Directive: Collect all lines below with the string "this".

(Figure scripts)
^^^^

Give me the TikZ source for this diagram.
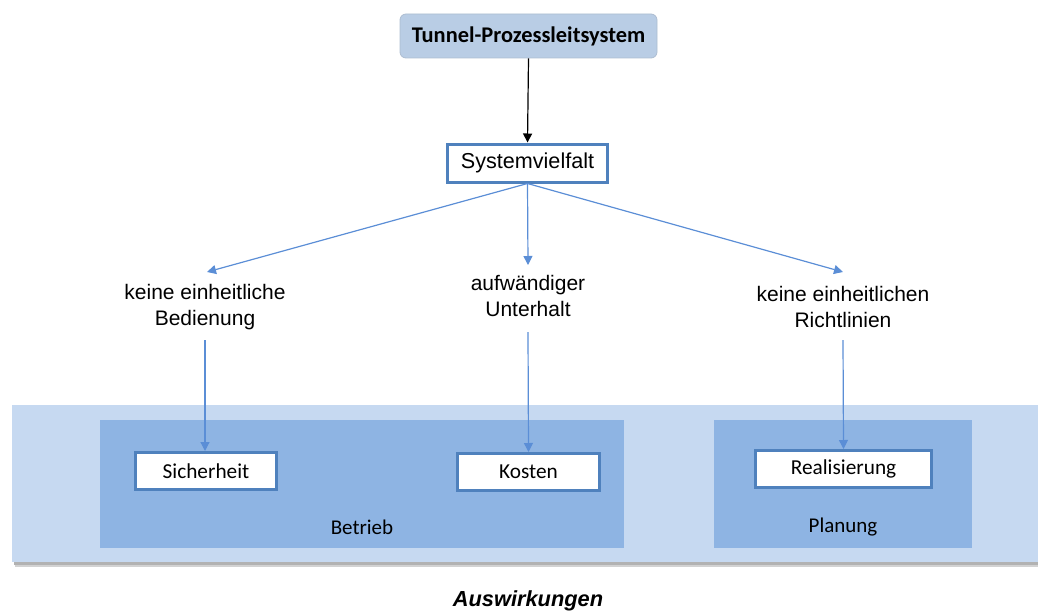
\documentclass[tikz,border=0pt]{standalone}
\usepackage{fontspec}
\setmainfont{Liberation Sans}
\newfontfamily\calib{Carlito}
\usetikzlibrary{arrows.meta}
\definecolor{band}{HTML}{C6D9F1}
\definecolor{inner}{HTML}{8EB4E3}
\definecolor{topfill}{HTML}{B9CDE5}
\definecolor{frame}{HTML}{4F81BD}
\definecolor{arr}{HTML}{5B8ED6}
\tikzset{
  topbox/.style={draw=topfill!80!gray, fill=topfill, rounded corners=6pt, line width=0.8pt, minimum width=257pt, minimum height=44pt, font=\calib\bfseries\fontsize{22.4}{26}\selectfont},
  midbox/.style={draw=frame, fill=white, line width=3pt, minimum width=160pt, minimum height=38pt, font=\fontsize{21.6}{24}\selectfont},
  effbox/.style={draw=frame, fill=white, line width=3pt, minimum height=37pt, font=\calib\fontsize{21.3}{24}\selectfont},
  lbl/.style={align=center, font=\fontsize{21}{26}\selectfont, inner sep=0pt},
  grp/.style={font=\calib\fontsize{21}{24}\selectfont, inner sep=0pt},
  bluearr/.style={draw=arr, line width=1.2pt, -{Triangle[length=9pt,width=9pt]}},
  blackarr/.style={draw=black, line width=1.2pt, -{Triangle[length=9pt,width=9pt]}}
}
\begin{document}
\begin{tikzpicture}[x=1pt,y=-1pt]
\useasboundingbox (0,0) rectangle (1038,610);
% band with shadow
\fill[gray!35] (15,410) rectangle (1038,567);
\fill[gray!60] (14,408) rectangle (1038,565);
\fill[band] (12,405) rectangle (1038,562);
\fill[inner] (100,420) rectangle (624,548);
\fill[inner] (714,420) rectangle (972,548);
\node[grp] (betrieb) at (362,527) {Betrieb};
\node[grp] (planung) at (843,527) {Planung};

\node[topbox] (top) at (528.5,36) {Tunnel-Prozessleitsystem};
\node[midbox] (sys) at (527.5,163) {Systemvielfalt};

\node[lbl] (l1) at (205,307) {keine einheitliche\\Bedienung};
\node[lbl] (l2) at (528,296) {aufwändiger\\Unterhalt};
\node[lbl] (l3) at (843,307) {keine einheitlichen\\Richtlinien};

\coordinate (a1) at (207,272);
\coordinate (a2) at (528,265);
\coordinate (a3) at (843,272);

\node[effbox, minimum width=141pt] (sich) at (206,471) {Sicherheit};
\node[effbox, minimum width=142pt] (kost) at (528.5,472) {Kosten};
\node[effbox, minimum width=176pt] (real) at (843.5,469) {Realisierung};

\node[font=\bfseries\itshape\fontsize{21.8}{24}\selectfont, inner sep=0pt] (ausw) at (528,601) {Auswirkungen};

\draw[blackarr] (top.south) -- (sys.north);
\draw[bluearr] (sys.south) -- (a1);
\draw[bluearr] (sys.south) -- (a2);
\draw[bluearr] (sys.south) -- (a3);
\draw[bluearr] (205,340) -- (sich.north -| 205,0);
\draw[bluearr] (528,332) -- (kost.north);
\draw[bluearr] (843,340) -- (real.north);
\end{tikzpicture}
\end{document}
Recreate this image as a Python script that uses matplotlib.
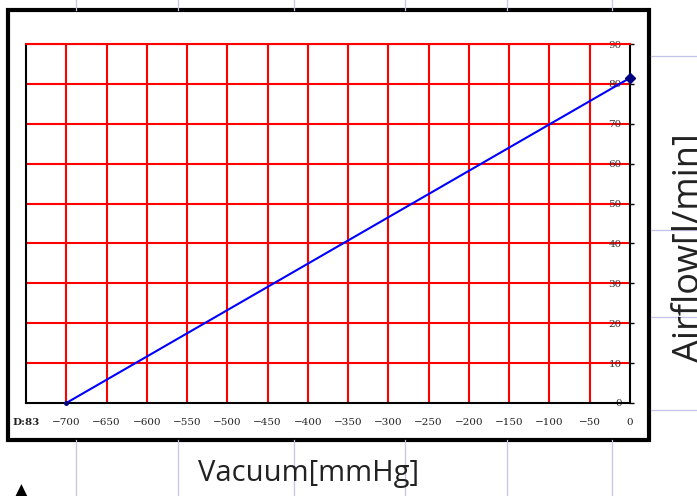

^^^^

Solution to the exercise:
Give me the TikZ source for this diagram.
Recreate this image as a Python script that uses matplotlib.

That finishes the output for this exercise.